You first have to figure out which language your printer speaks. If it speaks a common language like postscript (basis for PDF) or PCL (printer command language) then you might be able to use a generic driver or one from a similar printer. If it is proprietary you will need to reverse engineer it by installing the printer in a native environment along with tools to sniff/log the communications send some test prints with magic data and figure out the command language that way.
Given that your printer already has a 32 bit driver it stands to reason you could have a look at the 386 source and see what fails to build on an amd64 machine. Then correct that and you have a driver.
lp myfile -> input-wrapper -> proprietary-library -> system-library -> printer
| |
---------floss-library---------
As the existing driver is 32-bit there are two options for debugging on a x86_64 platform:1. A 32-bit virtual-machine install with the printer connected via USB pass-through so the existing driver correctly operates the printer
2. As someone else said, use qemu-system-i386 with a 32-bit chroot minimal install
Look at the source-code of the binary package containing the driver. Identify the proprietary binary blobs (most likely shared libraries) that are included.
Use tools like objdump to identify the names of external functions they import from system libraries (which they'll call), and the functions they export for other tools to call into.
Create basic wrapper libraries with the same names as the system libraries that export the same function names and signatures as the system library.
Have those functions in your wrapper libraries call the same functions in the system libraries and pass through the arguments untouched BUT also have your wrapper functions log/dump/record the function and arguments being passed.
In the same way create wrapper libraries that have the same name as the proprietary blob libraries and export the same functions. Have these functions call into the proprietary libraries and pass arguments untouched, and log/dump/record in the same way.
Use LD_LIBRARY_PATH to have your wrapper libraries loaded and used by the tool used to print - I'd recommend using something basic like "lp".
Do basic text printing to begin with and observe what the proprietary libraries output to the printer in response.
You'll likely see control codes to configure the printer and then possibly the actual ASCII codes of the text unless the driver converts everything to bitmaps before sending. Even then, by printing one character at a time it is usually possibly to determine the data format of bitmaps and the positioning data.
Compare with existing open-source drivers for similar devices from the same manufacturer since there is likely to be a lot of overlap and shared technology/code.

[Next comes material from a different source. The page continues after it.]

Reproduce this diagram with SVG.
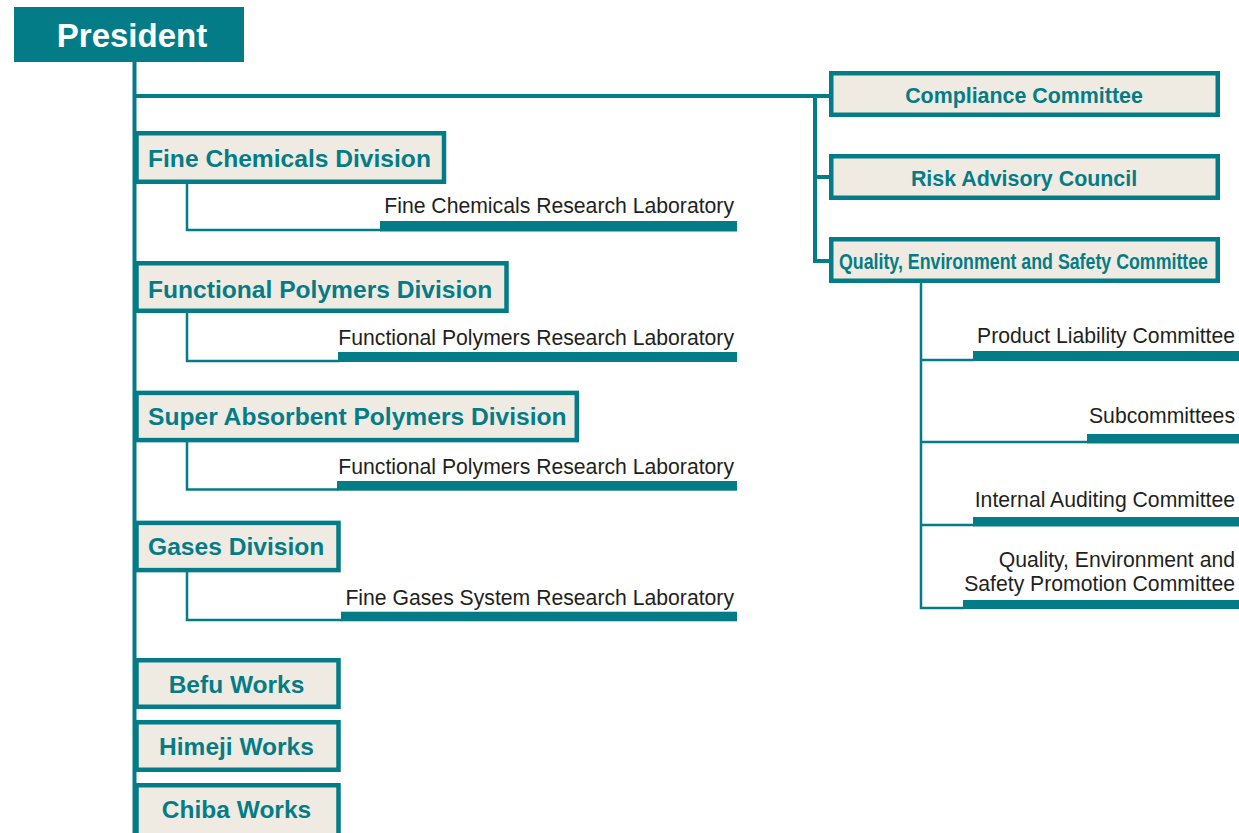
<svg xmlns="http://www.w3.org/2000/svg" width="1239" height="833" viewBox="0 0 1239 833">
  <style>
    .box { fill: #efebe2; stroke: #047c87; stroke-width: 4.5; }
    .head { fill: #047c87; }
    .ttl { font-family: "Liberation Sans", Arial, sans-serif; font-weight: bold; fill: #047c87; }
    .div { font-size: 24.6px; }
    .lab { font-family: "Liberation Sans", Arial, sans-serif; font-size: 21.2px; fill: #231f20; text-anchor: end; }
    .main { stroke: #047c87; stroke-width: 4; fill: none; }
    .thin { stroke: #047c87; stroke-width: 2.5; fill: none; }
    .bar { fill: #047c87; }
  </style>

  <!-- connectors -->
  <g id="connectors">
    <line class="main" x1="134.5" y1="60" x2="134.5" y2="833"/>
    <line class="main" x1="134.5" y1="96" x2="831" y2="96"/>
    <polyline class="main" points="815,96 815,261 831,261"/>
    <line class="main" x1="815" y1="177" x2="831" y2="177"/>
    <!-- division to laboratory links -->
    <polyline class="thin" points="187,184 187,230 381,230"/>
    <polyline class="thin" points="187,313 187,361 340,361"/>
    <polyline class="thin" points="187,442 187,489.5 338,489.5"/>
    <polyline class="thin" points="187,572 187,620 342,620"/>
    <!-- committee sub-items -->
    <polyline class="thin" points="921,283 921,608 964,608"/>
    <line class="thin" x1="921" y1="360" x2="974" y2="360"/>
    <line class="thin" x1="921" y1="442" x2="1088" y2="442"/>
    <line class="thin" x1="921" y1="525" x2="974" y2="525"/>
  </g>

  <g id="president">
    <rect class="head" x="14" y="7" width="230" height="55"/>
    <text x="132" y="47" font-family="Liberation Sans, Arial, sans-serif" font-weight="bold" font-size="33" fill="#ffffff" text-anchor="middle">President</text>
  </g>

  <g id="fine-chemicals-division">
    <rect class="box" x="136.5" y="133.25" width="307.5" height="48.5"/>
    <text class="ttl div" x="148" y="167">Fine Chemicals Division</text>
  </g>
  <g id="fine-chemicals-lab">
    <rect class="bar" x="380" y="221" width="357" height="10.5"/>
    <text class="lab" x="734" y="213">Fine Chemicals Research Laboratory</text>
  </g>

  <g id="functional-polymers-division">
    <rect class="box" x="136.5" y="263.25" width="370" height="47.5"/>
    <text class="ttl div" x="148" y="298">Functional Polymers Division</text>
  </g>
  <g id="functional-polymers-lab-1">
    <rect class="bar" x="338" y="352" width="399" height="10"/>
    <text class="lab" x="734" y="345">Functional Polymers Research Laboratory</text>
  </g>

  <g id="super-absorbent-division">
    <rect class="box" x="136.5" y="392.9" width="440.3" height="47.2"/>
    <text class="ttl div" x="148" y="425">Super Absorbent Polymers Division</text>
  </g>
  <g id="functional-polymers-lab-2">
    <rect class="bar" x="337" y="481" width="400" height="9.7"/>
    <text class="lab" x="734" y="474">Functional Polymers Research Laboratory</text>
  </g>

  <g id="gases-division">
    <rect class="box" x="136.5" y="522.9" width="202" height="47.2"/>
    <text class="ttl div" x="148" y="555">Gases Division</text>
  </g>
  <g id="fine-gases-lab">
    <rect class="bar" x="341" y="611.7" width="396" height="9.6"/>
    <text class="lab" x="734" y="605">Fine Gases System Research Laboratory</text>
  </g>

  <g id="befu-works">
    <rect class="box" x="136.5" y="660.25" width="202" height="46.5"/>
    <text class="ttl" x="236.5" y="693" font-size="24.5" text-anchor="middle">Befu Works</text>
  </g>
  <g id="himeji-works">
    <rect class="box" x="136.5" y="722.25" width="202" height="47.5"/>
    <text class="ttl" x="236.5" y="755" font-size="24.5" text-anchor="middle">Himeji Works</text>
  </g>
  <g id="chiba-works">
    <rect class="box" x="136.5" y="785.25" width="202" height="52"/>
    <text class="ttl" x="236.5" y="818" font-size="24.5" text-anchor="middle">Chiba Works</text>
  </g>

  <g id="compliance-committee">
    <rect class="box" x="831.25" y="73.25" width="386.5" height="41.5"/>
    <text class="ttl" x="1024" y="103" font-size="21.4" text-anchor="middle">Compliance Committee</text>
  </g>
  <g id="risk-advisory-council">
    <rect class="box" x="831.25" y="156.25" width="386.5" height="41.5"/>
    <text class="ttl" x="1024" y="186" font-size="21.4" text-anchor="middle">Risk Advisory Council</text>
  </g>
  <g id="qes-committee">
    <rect class="box" x="831.25" y="239.25" width="386.5" height="41.5"/>
    <!-- condensed bold: compressed horizontally to fit the box -->
    <text class="ttl" x="839" y="269" font-size="22" textLength="369" lengthAdjust="spacingAndGlyphs">Quality, Environment and Safety Committee</text>
  </g>

  <g id="product-liability-committee">
    <rect class="bar" x="973" y="351" width="266" height="10"/>
    <text class="lab" x="1235" y="343">Product Liability Committee</text>
  </g>
  <g id="subcommittees">
    <rect class="bar" x="1087" y="434" width="152" height="9.5"/>
    <text class="lab" x="1235" y="423">Subcommittees</text>
  </g>
  <g id="internal-auditing-committee">
    <rect class="bar" x="973" y="517" width="266" height="9.5"/>
    <text class="lab" x="1235" y="507">Internal Auditing Committee</text>
  </g>
  <g id="qes-promotion-committee">
    <rect class="bar" x="963" y="600" width="276" height="9"/>
    <text class="lab" x="1235" y="567">Quality, Environment and</text>
    <text class="lab" x="1235" y="591">Safety Promotion Committee</text>
  </g>
</svg>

Once you think you've got a handle on it have your wrapper library that pretends to be the proprietary library bypass the proprietary library and directly format and send the data to the system libraries.
As you figure out more of the data format put that into your replacement FLOSS library until the proprietary is no longer required. At that point you can build the FLOSS library for 64-bit and upstream it for everyone to enjoy.
Or just buy a replacement printer that is well supported already!
If you don't understand the higher level bits of what's going on in the driver, it leaves room for a gap in understanding what exactly you might need to write to replace the 32 bit parts of the driver. If the driver works with cups, it'd be good to try to understand how exactly that works. (I'm being somewhat vague here since I don't personally know.)
Primarily, there were many trends in the kernel module structures, and a lot of deprecated apis. If you just read the code, you are guaranteed have issues with the legacy code peppered in the module source.
Essentially, if you just need a USB workaround, than a user space program with libusb will greatly simplify your life. =)
This is not the most appropriate venue for asking this type of questions.